Question

a force produces an acceleration of 4m/s^2 in a body of mass m1 and the same force produces an acceleration of 6 m/s^2 in another body ofass m2 If the same force is applied to ( m1 + m2 ) then acceleration will be :

Answer 1

We know that the force applied separately on both the masses is equal.

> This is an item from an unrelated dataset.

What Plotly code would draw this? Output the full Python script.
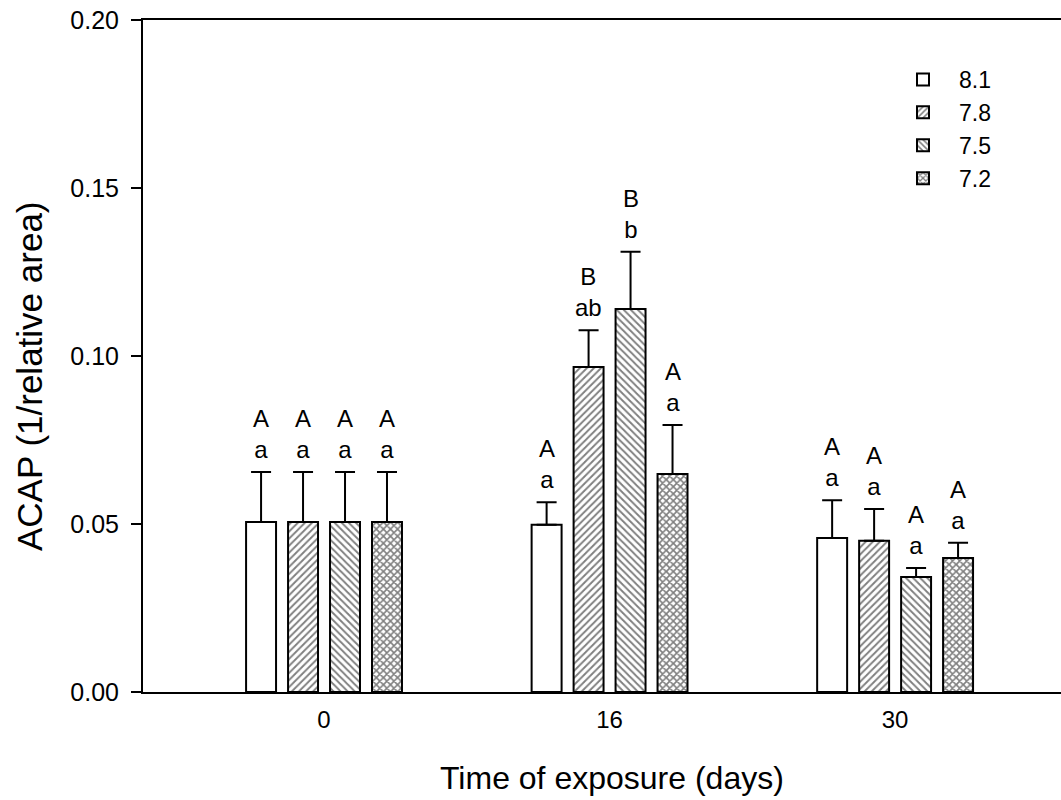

The force on first body of mass m1, F= ma = 4m1. And on the second body, F= ma= 6m2. Now, 4m1=6m2 so, m2= 2/3m1. Now, force on second body was 6m2 so, 6m2= 6* (2/3m1) = 4m1. Now, when the same force is applied on the two bodies together, Mass= m1+m2= m1 + 2/3m1 = 5/3m1 and Force= 4m1 Using a= F/m, a= 4m1/(5/3m1) = 2.4 m/s^2.

Answer 2

Answer:

The acceleration will be 2.4 m/s².

Explanation:

Given that,

Mass of first body = m₁

Mass of second body = m₂

Acceleration of first body = 4 m/s²

Acceleration of second body = 6 m/s²

If the force is same on first and second body.

The force on first body

$F=4m_{1}$....(I)

The force on second body

$F=6m_{2}$.....(I)

Both forces are same .

So, The mass of second body is

$4m_{1}=6m_{2}$

$m_{2}=\dfrac{2}{3}m_{1}$

The force is

Put the value of m₂ in equation (II)

$F=6\times\dfrac{2}{3}m_{1}$

$F = 4m_{1}$

Now, The same force is applied to (m₁+m₂) then the acceleration will be

Using newton's formula

$F = ma$

$a = \dfrac{F}{m}$

$a =\dfrac{4m_{1}}{m_{1}+m_{2}}$....(III)

Put the value of m₂ in equation (III)

$a =\dfrac{4m_{1}}{m_{1}+\dfrac{2}{3}m_{1}}$

$a = 2.4\ m/s^2$

Hence, The acceleration will be 2.4 m/s².